─── DATA ROWS

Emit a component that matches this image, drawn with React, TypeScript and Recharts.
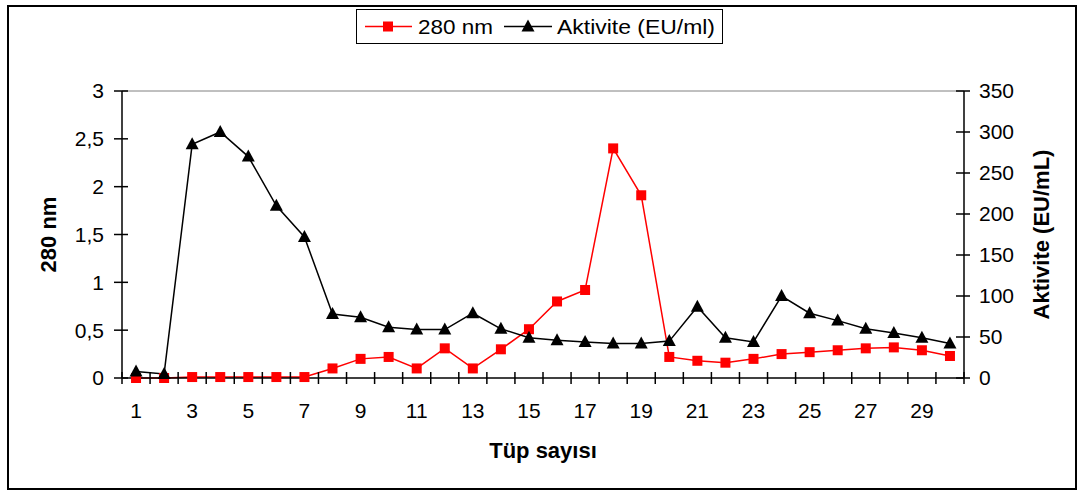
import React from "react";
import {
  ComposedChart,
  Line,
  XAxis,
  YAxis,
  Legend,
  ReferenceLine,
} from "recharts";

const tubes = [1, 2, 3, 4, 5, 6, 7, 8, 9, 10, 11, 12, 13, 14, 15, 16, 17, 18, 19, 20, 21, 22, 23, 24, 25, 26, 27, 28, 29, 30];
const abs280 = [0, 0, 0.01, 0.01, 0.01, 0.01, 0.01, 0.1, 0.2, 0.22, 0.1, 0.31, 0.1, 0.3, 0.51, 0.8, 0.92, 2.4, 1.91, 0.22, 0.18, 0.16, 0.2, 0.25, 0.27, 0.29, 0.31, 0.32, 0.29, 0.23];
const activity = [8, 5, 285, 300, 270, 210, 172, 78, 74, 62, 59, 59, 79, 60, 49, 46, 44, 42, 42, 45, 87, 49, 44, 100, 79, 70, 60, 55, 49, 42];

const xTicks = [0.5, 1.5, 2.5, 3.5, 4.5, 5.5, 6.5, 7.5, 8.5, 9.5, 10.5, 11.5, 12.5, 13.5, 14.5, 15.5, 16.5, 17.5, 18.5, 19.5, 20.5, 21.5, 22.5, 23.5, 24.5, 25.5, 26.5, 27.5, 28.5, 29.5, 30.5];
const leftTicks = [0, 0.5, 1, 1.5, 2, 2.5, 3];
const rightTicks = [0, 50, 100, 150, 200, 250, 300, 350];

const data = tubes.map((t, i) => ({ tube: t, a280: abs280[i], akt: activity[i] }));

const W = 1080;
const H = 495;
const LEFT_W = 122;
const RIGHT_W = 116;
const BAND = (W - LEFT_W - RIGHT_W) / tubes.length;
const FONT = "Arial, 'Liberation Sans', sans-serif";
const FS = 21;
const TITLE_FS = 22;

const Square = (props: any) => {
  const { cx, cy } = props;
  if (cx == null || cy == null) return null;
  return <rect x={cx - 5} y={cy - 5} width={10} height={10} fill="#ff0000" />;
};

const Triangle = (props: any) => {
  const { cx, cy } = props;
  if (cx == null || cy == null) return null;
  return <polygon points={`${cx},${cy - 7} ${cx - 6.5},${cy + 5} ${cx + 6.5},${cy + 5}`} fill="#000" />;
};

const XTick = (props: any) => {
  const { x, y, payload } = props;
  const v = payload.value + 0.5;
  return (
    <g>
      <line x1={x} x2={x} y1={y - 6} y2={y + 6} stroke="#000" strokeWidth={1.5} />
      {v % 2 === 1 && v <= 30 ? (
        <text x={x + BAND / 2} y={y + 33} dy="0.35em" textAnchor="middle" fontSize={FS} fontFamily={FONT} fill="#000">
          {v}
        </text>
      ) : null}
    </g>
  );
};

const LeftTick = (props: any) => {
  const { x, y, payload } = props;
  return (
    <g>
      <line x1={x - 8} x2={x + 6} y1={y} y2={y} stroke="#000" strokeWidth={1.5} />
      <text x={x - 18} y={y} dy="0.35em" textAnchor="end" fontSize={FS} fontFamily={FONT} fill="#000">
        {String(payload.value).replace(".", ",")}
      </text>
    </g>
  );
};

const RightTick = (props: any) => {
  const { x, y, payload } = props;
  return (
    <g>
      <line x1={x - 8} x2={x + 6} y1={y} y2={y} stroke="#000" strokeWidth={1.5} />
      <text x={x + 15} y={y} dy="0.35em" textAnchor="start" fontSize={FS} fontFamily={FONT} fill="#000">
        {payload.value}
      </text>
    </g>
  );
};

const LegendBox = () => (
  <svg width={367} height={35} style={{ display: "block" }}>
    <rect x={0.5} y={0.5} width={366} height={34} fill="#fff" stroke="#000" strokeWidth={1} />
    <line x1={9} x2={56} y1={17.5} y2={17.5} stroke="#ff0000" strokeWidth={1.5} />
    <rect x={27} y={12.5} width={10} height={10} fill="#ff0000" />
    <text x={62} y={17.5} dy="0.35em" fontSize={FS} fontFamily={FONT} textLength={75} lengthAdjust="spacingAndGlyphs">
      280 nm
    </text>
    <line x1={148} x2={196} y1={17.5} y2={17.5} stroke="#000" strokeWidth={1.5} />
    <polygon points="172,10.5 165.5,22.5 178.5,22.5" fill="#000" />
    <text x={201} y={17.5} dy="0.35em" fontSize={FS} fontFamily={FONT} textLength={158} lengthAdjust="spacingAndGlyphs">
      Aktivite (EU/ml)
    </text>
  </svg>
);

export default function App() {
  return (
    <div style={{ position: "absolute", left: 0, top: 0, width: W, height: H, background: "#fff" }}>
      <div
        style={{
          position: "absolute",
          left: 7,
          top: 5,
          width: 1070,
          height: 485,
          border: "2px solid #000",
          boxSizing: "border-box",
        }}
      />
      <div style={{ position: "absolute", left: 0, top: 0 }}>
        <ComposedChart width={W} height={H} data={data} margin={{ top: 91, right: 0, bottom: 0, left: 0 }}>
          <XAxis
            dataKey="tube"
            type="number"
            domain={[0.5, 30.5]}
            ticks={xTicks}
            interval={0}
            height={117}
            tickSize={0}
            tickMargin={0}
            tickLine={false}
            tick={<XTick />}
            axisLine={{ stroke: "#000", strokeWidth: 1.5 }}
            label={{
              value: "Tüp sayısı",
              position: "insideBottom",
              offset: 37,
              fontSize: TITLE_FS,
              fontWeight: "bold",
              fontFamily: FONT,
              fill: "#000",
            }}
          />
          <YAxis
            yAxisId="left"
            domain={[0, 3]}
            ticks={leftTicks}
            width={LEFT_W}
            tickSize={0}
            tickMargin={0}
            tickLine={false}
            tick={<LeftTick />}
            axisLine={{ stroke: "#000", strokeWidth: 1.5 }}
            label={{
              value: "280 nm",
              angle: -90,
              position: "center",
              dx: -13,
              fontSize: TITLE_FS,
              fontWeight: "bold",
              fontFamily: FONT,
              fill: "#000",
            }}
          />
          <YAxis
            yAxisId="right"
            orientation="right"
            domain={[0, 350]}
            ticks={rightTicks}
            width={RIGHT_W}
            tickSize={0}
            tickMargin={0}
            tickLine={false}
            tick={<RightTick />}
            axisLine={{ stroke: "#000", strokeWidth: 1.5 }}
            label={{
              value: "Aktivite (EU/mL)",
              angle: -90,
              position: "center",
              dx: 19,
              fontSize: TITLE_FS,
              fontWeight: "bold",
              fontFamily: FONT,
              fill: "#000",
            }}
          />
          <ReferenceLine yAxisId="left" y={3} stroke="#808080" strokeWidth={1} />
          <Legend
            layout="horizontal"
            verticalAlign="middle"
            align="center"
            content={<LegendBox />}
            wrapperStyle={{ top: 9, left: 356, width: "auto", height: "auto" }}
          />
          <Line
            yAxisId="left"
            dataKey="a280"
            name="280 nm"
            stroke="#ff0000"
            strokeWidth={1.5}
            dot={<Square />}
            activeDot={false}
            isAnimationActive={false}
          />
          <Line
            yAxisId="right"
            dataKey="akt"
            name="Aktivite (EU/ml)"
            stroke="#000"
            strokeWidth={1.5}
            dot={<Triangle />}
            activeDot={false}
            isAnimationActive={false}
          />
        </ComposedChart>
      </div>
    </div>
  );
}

──────
─── DATA ROWS

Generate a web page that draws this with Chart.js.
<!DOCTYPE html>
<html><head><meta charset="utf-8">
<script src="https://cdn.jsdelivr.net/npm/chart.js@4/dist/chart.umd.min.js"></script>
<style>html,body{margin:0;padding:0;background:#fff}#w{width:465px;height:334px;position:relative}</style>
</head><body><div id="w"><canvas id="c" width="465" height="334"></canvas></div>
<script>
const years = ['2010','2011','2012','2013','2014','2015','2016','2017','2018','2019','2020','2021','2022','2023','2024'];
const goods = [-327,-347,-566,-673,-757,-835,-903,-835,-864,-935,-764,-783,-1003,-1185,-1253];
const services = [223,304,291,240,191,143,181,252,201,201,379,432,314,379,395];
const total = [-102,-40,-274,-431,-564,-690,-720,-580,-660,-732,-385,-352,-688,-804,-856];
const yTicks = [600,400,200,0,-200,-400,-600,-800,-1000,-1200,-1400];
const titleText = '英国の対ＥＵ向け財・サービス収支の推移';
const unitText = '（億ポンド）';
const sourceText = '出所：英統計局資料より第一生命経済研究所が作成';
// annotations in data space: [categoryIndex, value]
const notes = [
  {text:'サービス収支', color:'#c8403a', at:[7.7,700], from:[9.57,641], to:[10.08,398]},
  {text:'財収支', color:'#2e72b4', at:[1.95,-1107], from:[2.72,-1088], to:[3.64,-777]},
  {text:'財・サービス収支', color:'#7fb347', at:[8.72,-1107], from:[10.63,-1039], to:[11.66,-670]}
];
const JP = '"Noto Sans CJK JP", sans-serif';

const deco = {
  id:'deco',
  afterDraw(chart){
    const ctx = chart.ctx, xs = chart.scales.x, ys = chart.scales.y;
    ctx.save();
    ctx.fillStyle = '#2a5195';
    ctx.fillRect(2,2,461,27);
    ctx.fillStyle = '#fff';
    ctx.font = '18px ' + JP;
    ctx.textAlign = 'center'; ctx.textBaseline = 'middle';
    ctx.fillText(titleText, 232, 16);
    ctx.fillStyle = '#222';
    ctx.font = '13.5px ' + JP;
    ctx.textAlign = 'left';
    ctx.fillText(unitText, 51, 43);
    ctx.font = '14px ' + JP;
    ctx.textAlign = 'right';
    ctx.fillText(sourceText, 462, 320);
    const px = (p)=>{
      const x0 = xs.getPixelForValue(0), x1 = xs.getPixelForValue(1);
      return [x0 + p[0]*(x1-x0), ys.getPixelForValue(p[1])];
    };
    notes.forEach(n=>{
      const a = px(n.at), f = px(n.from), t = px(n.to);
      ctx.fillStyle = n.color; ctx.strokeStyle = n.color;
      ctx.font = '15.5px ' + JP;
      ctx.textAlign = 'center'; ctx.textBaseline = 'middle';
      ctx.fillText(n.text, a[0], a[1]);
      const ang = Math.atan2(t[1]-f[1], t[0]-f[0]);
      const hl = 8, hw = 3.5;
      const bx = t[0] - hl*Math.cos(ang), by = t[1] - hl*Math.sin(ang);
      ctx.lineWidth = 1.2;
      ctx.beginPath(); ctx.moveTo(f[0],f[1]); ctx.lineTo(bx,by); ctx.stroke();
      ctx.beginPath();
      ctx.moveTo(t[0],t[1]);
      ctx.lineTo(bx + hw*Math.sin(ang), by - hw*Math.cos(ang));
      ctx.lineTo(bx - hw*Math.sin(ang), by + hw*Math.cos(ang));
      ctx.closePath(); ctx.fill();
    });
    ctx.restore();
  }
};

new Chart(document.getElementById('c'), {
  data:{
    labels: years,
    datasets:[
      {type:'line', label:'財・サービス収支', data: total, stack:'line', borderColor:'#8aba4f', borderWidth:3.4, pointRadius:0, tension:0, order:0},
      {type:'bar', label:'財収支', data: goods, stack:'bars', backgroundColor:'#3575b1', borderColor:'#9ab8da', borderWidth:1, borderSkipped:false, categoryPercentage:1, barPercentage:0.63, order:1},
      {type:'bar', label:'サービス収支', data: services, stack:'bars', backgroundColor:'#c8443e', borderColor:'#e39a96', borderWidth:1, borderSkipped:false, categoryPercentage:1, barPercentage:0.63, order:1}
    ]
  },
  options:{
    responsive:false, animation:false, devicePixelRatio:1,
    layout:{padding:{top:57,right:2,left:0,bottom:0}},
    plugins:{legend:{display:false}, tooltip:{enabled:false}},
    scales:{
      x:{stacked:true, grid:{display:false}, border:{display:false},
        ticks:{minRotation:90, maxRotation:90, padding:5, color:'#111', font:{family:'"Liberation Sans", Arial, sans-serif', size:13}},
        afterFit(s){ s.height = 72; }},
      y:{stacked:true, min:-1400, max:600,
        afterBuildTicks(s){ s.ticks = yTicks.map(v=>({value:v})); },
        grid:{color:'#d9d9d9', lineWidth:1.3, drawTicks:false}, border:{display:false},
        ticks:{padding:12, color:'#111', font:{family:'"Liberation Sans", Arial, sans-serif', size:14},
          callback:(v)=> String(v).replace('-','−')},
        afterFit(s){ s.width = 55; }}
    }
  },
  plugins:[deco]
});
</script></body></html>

──────

• TASK DIRECTIONS:
Give the lines above again exactly, from the one containing "Emit a component" to the one containing "55, 49, 42];", both included, but leave out the pictures.

• TASK SOLUTION:
Emit a component that matches this image, drawn with React, TypeScript and Recharts.
import React from "react";
import {
  ComposedChart,
  Line,
  XAxis,
  YAxis,
  Legend,
  ReferenceLine,
} from "recharts";

const tubes = [1, 2, 3, 4, 5, 6, 7, 8, 9, 10, 11, 12, 13, 14, 15, 16, 17, 18, 19, 20, 21, 22, 23, 24, 25, 26, 27, 28, 29, 30];
const abs280 = [0, 0, 0.01, 0.01, 0.01, 0.01, 0.01, 0.1, 0.2, 0.22, 0.1, 0.31, 0.1, 0.3, 0.51, 0.8, 0.92, 2.4, 1.91, 0.22, 0.18, 0.16, 0.2, 0.25, 0.27, 0.29, 0.31, 0.32, 0.29, 0.23];
const activity = [8, 5, 285, 300, 270, 210, 172, 78, 74, 62, 59, 59, 79, 60, 49, 46, 44, 42, 42, 45, 87, 49, 44, 100, 79, 70, 60, 55, 49, 42];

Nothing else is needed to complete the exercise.